The industry’s rapid growth has fueled controversy over its effect on financial markets. The SEC in 2004 voted to require hedge funds with $30 million or more in assets to register with the agency for oversight purposes. But a federal court last year voided the registration rule, saying the SEC had overstepped its authority.

By proposing new limits on hedge fund access, the SEC said it was acting under the mandate that Congress had given the agency to protect investors from undue risk. The agency is allowing the public to comment until March 9, before it takes up the issue for final consideration.

So far, most of the comments posted on the SEC’s Web site in response to the proposal are advising regulators to leave the eligibility standard where it is. Some accuse regulators of being overly paternalistic.

“This proposed rule change is misguided and based on the false assumption that rational, self-interested adults are less capable of determining their financial wellbeing than a government committee,” Robert Durde of Glen Ellyn, Ill. wrote.

Many of those commenting said the $2.5 million asset hurdle would make hedge funds even more exclusive, denying millions of less-well-off Americans the chance to participate in what could be a lucrative investment.

The proposal “unfairly discriminates against all but the most wealthy and reinforces the perception that the ‘rich keep getting richer’,” Dennis Shak of Saratoga, Calif. wrote.

Some investors said the SEC would be keeping people from adding greater diversification to their portfolios via hedge funds — diversification that could lower rather than raise risk levels and boost investment returns over time, they said.

“To close out millions of soon-tobe retirees from the benefits of hedge funds would be wrong,” Jack McCormick wrote.
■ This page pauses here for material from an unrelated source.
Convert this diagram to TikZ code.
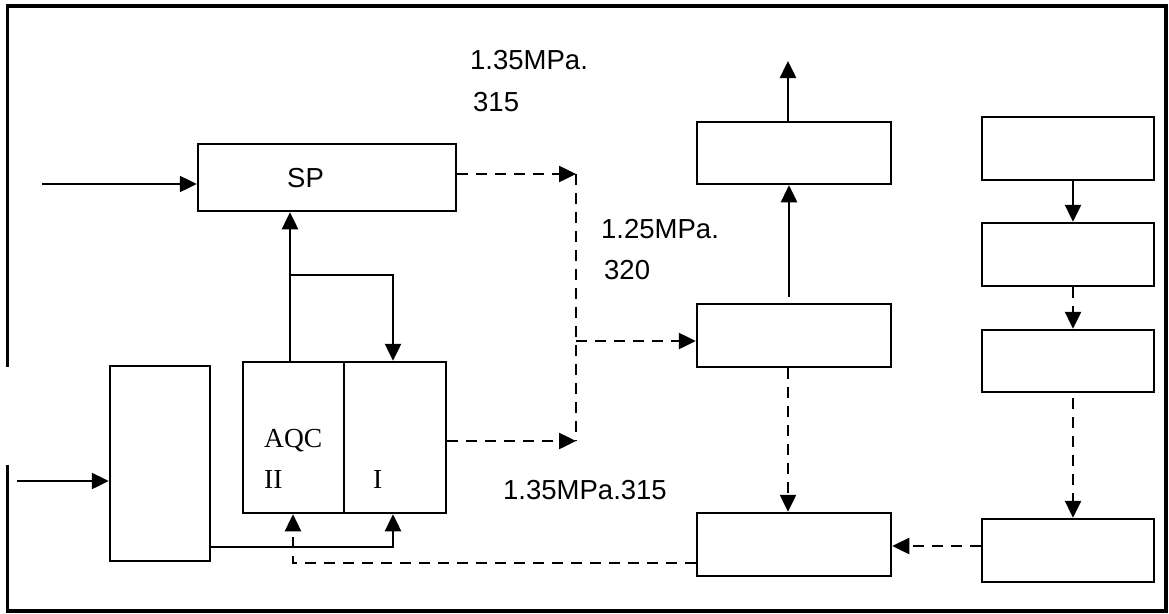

A common view expressed by those writing to the SEC was that the agency was confusing financial sophistication with wealth.

“In my extensive experience I have seen nothing to indicate that those of higher net worth are more capable of making better investment decisions than more actively involved smaller investors,” a self-identified analyst at a multi-billion dollar investment consulting company, Brian Loescher, wrote.

Kim Azizy of Aventura, Fla., said any hedge fund restriction “should not discriminate between wealthy and not wealthy, but between sophisticated and not sophisticated. Maybe a questionnaire addressing an investor’s understanding of capital markets would be more appropriate.”

The SEC’s request for comments also demonstrated the split within the hedge fund industry over the agency’s plan.

The Managed Funds Association, a trade group for hedge funds, is “supportive” of the SEC’s goals with the proposed changes, John Gaine, the group’s president, said in an interview.

He said the industry had to be careful “not to go down the food chain” to average investors who might not understand the risks involved.

But managers of some relatively small hedge funds said the proposal would make it difficult for them to grow, while favoring funds that have big-money clients.

“This rule mainly just punishes small managers like myself, increases barriers to entry … and benefits the elite in our society,” Rick Puglisi of Apprecia Capital Advisors in New York wrote.